## START Material provided

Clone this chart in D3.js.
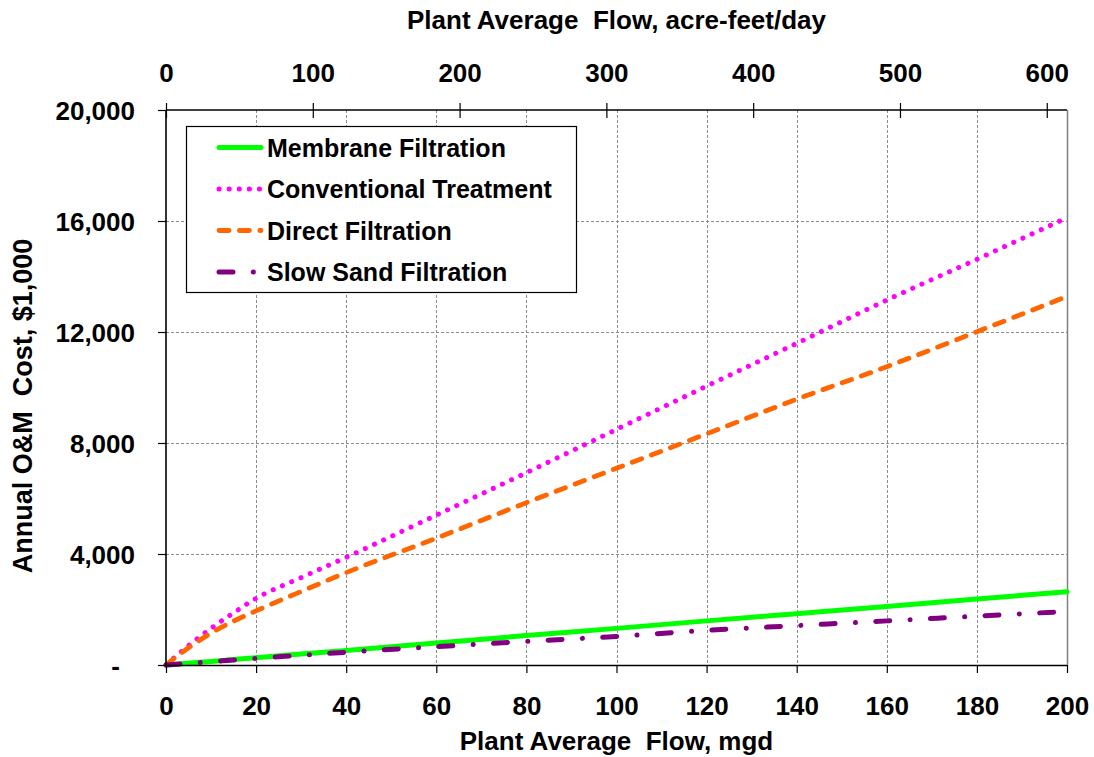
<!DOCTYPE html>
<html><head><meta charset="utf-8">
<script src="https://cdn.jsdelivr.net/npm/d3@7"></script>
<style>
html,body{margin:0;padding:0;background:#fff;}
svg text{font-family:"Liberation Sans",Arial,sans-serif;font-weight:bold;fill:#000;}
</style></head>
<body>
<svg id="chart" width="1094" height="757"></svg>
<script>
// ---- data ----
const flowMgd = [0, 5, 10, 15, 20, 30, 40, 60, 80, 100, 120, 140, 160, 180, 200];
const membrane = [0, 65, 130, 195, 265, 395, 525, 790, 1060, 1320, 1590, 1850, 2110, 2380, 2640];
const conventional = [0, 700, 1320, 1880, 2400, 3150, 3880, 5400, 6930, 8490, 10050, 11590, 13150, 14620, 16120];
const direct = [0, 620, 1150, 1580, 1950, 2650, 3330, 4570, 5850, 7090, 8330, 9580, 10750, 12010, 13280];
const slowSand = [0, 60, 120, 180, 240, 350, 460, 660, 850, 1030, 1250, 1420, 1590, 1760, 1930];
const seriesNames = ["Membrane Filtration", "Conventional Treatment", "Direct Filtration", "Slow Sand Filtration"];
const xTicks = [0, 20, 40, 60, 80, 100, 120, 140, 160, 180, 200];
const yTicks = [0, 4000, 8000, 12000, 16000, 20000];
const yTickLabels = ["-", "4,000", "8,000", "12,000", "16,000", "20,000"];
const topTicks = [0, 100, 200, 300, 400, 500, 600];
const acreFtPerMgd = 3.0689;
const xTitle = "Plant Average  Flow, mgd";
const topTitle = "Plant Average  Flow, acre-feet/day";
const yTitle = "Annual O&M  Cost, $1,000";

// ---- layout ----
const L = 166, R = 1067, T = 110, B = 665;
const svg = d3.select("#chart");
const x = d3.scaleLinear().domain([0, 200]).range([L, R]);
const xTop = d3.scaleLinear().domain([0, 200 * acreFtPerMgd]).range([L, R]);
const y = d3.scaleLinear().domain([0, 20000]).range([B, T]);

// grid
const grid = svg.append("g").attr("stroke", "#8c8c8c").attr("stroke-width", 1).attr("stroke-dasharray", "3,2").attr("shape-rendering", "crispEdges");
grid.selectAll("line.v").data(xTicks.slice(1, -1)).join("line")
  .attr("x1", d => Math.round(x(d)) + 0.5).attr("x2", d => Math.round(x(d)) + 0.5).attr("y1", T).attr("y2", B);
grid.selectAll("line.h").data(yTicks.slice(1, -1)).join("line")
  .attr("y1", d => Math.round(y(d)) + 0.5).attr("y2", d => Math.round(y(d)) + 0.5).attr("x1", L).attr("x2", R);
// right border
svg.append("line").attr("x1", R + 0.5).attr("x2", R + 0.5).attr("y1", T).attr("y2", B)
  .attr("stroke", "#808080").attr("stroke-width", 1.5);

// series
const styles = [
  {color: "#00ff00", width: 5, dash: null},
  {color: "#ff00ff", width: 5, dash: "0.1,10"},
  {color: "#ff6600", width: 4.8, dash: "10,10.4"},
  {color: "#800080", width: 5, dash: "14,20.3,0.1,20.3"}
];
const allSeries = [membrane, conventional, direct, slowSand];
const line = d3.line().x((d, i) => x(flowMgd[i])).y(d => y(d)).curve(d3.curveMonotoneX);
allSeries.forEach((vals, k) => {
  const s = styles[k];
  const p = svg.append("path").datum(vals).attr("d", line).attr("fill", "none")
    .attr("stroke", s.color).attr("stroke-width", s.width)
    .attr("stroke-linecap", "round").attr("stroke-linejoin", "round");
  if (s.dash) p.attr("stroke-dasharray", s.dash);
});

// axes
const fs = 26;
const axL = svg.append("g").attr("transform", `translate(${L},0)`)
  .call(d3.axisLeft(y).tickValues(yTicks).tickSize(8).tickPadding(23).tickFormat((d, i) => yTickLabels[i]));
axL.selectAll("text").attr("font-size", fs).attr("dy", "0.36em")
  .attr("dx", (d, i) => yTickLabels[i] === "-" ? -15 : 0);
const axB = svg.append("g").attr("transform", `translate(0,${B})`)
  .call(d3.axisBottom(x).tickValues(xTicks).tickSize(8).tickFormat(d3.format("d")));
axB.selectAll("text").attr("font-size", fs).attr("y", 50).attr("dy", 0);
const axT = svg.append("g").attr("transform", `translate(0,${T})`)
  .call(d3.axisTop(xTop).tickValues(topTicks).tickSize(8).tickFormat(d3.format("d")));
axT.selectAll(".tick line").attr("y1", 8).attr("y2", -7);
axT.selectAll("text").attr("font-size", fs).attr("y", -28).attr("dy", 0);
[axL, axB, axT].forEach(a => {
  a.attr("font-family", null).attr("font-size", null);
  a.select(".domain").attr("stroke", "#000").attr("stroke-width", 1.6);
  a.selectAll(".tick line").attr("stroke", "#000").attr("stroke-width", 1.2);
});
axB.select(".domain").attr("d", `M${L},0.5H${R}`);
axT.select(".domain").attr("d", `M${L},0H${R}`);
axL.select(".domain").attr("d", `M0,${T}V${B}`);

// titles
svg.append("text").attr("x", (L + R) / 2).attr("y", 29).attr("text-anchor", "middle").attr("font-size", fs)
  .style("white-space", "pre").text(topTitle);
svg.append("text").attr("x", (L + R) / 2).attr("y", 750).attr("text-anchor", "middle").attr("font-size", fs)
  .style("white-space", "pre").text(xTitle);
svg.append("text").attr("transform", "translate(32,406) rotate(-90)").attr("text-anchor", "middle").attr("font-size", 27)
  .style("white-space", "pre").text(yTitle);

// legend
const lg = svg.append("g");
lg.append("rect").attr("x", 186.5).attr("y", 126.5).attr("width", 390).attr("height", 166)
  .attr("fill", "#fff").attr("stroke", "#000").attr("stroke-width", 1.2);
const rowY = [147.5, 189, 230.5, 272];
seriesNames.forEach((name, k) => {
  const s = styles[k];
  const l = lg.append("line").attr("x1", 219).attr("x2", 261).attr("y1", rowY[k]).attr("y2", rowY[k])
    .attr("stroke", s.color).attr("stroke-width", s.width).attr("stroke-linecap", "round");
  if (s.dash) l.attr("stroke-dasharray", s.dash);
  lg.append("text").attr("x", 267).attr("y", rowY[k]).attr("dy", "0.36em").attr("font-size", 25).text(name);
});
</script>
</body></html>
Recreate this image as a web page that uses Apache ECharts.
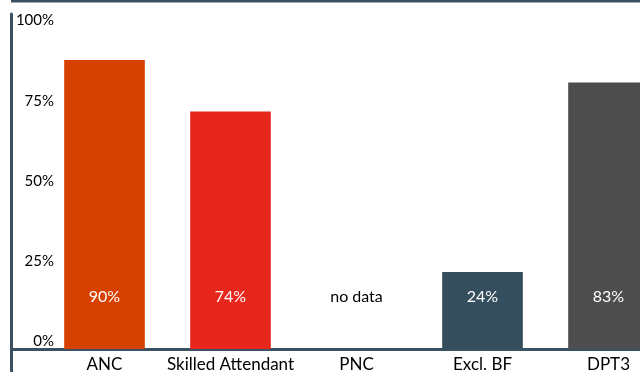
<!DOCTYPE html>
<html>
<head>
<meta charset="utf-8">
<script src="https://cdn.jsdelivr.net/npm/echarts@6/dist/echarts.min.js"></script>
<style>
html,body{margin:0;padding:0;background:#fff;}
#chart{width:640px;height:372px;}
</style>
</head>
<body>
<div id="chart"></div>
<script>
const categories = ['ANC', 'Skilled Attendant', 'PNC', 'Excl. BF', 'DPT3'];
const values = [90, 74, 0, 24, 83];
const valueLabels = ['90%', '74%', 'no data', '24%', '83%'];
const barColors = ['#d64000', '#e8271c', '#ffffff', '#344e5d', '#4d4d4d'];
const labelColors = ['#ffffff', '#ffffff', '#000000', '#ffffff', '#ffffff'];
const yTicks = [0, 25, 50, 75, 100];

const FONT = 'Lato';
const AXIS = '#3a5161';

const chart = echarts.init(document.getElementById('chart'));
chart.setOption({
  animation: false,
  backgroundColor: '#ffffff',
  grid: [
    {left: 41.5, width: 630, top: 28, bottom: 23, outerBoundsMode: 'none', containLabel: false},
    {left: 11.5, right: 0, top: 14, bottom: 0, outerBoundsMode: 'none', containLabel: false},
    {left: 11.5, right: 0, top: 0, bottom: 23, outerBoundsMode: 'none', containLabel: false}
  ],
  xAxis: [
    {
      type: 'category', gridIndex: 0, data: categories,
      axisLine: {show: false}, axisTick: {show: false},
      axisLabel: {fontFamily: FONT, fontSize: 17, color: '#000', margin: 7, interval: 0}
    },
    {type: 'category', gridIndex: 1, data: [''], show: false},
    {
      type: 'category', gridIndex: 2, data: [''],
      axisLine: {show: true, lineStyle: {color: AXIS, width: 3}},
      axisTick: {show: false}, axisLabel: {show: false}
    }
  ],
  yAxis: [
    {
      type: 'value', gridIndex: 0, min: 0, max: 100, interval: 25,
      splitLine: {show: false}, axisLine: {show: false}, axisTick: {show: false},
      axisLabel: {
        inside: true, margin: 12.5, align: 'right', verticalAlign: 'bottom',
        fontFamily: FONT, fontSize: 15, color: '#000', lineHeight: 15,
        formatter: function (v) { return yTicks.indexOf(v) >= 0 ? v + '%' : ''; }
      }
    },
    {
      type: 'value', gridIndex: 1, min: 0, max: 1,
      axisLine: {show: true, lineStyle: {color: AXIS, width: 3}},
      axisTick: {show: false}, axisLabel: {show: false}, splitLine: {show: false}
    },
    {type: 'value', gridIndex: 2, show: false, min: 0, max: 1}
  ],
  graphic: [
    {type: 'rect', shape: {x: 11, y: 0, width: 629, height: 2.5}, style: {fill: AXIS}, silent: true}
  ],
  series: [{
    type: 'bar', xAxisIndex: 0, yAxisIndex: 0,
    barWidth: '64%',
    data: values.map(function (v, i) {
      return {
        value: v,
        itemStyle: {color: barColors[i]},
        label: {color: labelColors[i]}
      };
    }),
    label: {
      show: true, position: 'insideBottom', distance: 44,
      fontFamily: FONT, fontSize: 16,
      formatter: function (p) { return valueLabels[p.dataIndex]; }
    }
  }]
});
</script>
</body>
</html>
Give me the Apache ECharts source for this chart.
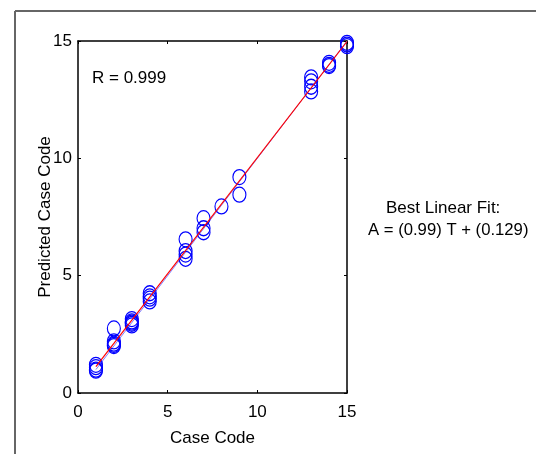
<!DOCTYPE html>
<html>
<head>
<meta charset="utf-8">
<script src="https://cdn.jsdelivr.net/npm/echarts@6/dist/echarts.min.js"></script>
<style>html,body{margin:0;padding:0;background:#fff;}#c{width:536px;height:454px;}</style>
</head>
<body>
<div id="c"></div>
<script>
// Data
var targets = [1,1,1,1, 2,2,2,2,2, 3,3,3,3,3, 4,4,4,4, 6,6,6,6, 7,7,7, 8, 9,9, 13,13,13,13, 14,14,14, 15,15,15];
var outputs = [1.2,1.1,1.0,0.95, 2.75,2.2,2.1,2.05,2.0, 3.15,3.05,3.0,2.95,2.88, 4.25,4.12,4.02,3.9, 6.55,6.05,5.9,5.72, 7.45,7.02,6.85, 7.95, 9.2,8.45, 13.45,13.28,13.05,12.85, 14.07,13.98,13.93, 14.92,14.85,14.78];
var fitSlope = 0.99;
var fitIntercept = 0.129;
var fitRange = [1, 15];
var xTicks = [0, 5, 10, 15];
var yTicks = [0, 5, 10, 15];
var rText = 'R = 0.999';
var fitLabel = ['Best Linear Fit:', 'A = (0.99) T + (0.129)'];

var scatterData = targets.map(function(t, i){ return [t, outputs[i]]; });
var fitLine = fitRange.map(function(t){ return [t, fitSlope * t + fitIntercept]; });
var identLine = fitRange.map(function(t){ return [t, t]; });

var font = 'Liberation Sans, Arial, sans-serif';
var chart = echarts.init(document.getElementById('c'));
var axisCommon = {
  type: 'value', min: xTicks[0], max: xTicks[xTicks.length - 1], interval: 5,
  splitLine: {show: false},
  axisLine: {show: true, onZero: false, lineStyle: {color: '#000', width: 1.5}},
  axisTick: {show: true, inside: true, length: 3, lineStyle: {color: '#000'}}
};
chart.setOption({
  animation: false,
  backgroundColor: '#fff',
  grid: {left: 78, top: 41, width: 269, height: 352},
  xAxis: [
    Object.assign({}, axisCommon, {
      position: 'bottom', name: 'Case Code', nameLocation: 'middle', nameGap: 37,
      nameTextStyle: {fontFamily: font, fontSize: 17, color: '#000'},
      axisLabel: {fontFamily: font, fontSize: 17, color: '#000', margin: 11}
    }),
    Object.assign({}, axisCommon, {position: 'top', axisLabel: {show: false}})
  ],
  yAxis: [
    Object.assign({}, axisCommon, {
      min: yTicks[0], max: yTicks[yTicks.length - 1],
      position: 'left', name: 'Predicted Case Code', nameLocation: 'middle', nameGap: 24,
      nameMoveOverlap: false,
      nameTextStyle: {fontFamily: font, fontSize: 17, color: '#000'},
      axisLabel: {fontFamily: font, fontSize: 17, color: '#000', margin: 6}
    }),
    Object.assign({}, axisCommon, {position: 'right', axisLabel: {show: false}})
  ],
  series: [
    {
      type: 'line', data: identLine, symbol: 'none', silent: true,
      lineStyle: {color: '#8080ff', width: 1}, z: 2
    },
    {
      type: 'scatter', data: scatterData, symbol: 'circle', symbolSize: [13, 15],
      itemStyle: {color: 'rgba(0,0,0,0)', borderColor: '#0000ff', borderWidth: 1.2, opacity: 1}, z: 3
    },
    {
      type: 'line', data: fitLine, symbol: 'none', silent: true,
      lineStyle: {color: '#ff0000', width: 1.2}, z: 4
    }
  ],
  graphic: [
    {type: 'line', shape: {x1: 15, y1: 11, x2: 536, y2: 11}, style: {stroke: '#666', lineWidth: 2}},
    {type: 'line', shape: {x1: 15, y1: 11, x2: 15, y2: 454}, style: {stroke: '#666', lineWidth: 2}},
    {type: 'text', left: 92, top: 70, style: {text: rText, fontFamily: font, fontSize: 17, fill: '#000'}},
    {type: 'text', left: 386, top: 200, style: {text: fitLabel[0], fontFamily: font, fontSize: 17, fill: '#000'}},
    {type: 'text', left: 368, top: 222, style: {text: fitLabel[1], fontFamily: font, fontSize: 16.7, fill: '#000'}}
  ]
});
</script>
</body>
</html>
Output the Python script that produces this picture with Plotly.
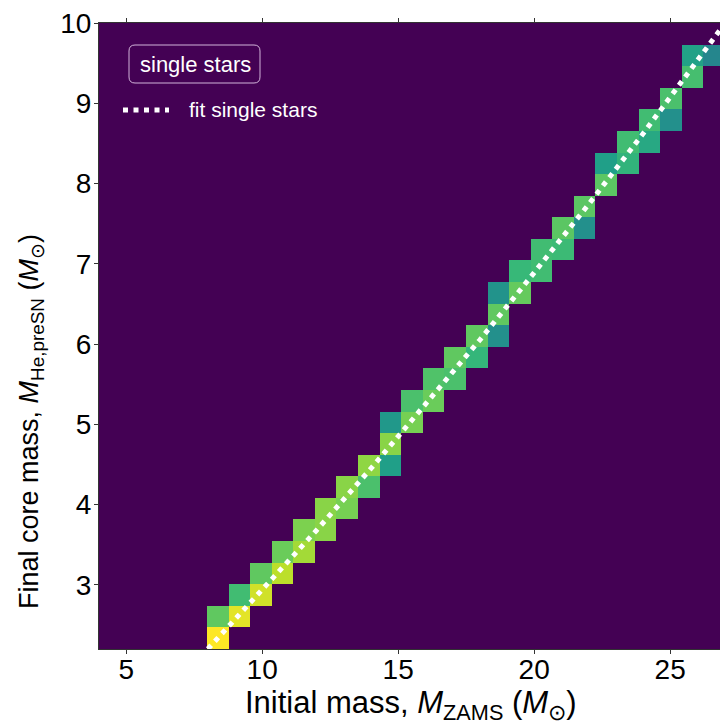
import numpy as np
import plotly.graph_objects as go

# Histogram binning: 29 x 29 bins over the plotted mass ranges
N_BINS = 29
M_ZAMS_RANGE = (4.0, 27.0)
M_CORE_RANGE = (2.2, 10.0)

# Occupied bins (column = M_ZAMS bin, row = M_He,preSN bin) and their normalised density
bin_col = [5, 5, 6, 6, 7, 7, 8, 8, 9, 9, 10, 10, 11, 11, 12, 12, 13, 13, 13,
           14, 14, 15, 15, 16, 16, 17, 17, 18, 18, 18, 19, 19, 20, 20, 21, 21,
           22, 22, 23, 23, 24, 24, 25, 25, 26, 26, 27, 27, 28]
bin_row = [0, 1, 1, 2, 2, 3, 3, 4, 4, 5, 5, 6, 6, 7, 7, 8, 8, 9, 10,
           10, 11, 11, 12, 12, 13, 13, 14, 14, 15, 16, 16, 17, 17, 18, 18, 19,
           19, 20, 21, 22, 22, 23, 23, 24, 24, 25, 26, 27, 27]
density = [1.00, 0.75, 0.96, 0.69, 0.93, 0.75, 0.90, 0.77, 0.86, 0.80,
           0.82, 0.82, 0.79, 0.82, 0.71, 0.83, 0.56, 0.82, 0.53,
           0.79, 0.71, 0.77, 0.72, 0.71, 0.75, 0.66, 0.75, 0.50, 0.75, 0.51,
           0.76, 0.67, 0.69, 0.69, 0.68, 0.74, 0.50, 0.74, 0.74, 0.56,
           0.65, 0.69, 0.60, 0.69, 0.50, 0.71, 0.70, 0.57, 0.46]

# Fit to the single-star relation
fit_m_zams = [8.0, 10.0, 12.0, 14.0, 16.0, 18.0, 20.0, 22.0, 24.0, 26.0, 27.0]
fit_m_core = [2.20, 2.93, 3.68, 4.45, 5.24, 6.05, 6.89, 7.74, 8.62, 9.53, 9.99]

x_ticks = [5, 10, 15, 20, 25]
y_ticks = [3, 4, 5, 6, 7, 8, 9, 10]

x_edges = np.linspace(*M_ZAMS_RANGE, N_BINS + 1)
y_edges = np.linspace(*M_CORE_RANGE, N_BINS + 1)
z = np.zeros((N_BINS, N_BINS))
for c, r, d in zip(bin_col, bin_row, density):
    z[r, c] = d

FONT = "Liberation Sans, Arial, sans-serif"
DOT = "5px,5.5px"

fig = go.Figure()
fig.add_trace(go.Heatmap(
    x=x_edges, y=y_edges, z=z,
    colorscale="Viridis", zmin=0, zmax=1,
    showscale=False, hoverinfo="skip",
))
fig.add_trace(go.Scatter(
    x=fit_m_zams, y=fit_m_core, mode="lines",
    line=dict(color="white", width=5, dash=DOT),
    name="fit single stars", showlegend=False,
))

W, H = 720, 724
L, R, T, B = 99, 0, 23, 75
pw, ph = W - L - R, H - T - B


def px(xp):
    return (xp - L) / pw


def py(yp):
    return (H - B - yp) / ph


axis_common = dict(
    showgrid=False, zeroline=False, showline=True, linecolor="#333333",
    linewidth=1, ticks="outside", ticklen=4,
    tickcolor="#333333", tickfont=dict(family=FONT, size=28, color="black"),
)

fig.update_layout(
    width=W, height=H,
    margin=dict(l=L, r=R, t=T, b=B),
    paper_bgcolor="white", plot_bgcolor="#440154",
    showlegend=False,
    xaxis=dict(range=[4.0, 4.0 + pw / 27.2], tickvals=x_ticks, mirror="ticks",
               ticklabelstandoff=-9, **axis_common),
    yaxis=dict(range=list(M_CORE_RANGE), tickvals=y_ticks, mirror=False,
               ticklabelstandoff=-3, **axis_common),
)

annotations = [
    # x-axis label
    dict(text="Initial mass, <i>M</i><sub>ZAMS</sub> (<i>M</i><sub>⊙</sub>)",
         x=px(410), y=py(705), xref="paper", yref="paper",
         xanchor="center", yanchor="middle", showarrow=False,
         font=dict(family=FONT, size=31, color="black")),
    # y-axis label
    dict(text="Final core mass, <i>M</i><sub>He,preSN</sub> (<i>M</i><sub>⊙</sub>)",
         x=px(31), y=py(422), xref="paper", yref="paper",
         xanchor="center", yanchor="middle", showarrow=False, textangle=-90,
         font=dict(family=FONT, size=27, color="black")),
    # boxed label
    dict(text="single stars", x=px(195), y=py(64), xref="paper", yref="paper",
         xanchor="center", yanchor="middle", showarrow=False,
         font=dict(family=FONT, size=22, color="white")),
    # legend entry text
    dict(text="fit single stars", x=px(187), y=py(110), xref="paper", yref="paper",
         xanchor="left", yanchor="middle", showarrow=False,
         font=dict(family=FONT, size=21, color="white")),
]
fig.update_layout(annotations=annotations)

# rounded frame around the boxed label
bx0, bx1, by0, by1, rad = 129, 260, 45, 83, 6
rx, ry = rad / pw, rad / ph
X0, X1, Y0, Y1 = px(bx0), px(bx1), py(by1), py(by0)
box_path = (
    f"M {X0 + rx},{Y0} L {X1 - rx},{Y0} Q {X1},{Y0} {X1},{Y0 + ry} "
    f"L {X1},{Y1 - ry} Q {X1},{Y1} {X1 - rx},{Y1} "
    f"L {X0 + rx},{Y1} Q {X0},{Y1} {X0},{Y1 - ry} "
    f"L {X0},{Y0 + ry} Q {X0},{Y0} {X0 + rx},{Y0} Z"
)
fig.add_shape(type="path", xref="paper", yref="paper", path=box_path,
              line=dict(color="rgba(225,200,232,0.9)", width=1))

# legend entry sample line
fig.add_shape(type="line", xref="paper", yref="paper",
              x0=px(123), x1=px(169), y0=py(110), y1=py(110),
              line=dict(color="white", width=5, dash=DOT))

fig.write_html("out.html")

## END Material provided

In the entries above, how many lines contain the word "picture"? Answer with the number only.

1